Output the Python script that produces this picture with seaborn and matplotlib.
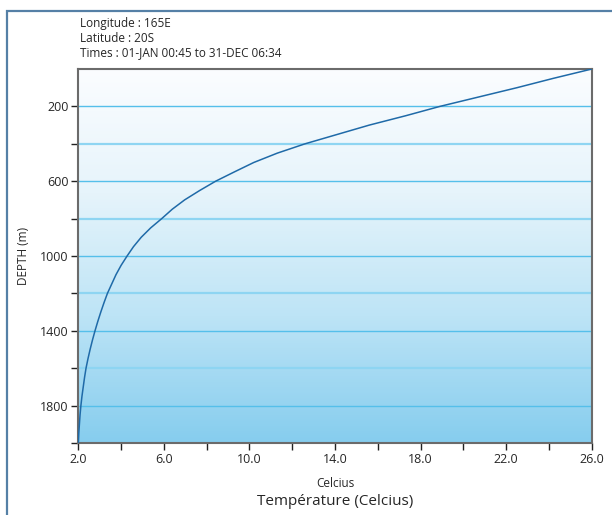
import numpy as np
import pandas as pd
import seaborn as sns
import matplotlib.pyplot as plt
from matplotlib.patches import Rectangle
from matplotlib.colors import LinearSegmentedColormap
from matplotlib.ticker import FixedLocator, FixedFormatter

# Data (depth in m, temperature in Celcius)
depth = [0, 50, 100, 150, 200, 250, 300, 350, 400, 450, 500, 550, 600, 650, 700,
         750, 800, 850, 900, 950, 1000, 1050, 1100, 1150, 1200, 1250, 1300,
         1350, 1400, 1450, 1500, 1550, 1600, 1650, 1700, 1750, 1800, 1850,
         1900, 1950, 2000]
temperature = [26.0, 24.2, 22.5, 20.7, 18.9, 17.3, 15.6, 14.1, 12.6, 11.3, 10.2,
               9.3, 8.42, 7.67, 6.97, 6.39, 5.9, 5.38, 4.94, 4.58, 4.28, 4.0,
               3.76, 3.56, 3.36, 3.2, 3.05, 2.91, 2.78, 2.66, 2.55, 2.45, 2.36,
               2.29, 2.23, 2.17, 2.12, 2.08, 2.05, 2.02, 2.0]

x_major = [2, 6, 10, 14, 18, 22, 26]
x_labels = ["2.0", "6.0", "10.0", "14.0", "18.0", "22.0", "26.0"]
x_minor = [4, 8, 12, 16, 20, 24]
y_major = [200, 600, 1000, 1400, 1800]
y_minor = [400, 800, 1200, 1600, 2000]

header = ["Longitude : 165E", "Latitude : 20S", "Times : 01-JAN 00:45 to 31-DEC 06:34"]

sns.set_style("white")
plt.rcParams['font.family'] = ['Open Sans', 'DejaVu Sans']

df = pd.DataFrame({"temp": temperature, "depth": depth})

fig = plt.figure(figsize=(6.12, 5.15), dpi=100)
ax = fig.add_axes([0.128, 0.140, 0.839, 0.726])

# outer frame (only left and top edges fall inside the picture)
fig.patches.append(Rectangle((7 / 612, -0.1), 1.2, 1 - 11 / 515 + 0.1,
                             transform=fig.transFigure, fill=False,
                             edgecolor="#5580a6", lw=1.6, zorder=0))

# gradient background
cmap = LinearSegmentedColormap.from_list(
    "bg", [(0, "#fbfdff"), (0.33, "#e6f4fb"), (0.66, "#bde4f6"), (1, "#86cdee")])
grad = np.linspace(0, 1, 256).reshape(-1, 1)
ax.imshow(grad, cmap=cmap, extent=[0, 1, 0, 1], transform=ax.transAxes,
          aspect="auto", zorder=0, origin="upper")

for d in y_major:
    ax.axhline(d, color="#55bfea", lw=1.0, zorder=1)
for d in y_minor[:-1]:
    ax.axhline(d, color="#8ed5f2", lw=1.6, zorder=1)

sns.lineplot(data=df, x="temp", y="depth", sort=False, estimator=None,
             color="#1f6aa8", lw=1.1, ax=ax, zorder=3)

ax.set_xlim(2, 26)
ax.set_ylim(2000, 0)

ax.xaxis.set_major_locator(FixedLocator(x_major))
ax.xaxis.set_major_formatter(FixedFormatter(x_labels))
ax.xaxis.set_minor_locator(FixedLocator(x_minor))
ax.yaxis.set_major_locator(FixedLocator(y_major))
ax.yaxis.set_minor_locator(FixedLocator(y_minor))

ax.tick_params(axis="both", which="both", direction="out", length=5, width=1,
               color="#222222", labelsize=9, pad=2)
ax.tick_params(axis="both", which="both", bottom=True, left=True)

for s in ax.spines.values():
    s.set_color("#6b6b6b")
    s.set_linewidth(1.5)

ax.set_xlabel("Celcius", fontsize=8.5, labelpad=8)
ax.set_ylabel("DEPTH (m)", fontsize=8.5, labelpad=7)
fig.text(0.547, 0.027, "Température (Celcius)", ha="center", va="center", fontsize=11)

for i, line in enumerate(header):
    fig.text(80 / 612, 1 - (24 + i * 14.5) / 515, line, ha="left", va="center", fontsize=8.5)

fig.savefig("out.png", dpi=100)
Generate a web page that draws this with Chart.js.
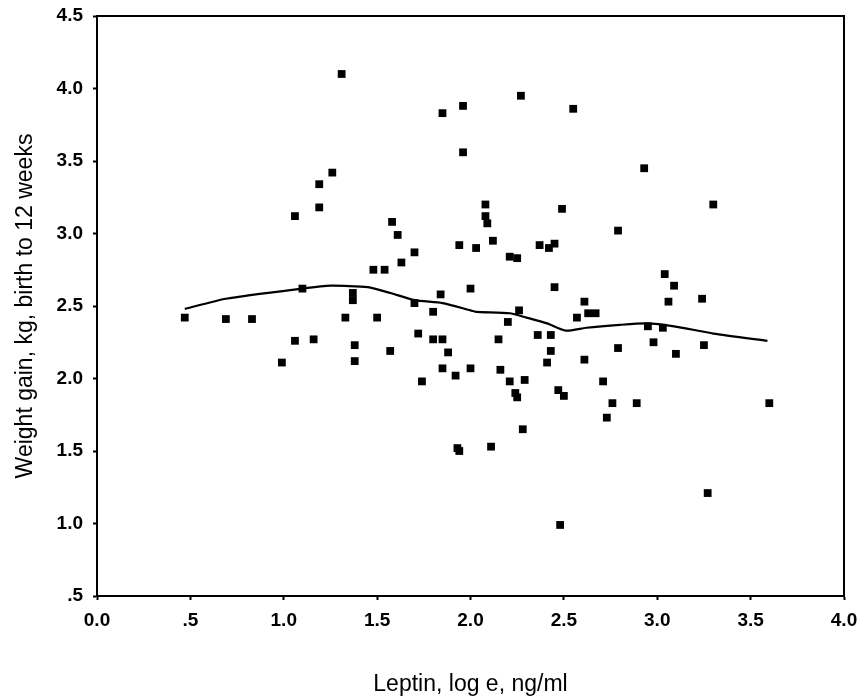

══════════

> _INSTRUCTIONS TO FOLLOW_
Return, please, the exact lines from the beginning of the entries above through the line containing "from matplotlib.ticker import", both included; pictures are left out.

> _WRITTEN REPLY_
Output the Python script that produces this picture with seaborn and matplotlib.
import numpy as np
import pandas as pd
import seaborn as sns
import matplotlib.pyplot as plt
from matplotlib.patches import Rectangle
from matplotlib.colors import LinearSegmentedColormap
from matplotlib.ticker import FixedLocator, FixedFormatter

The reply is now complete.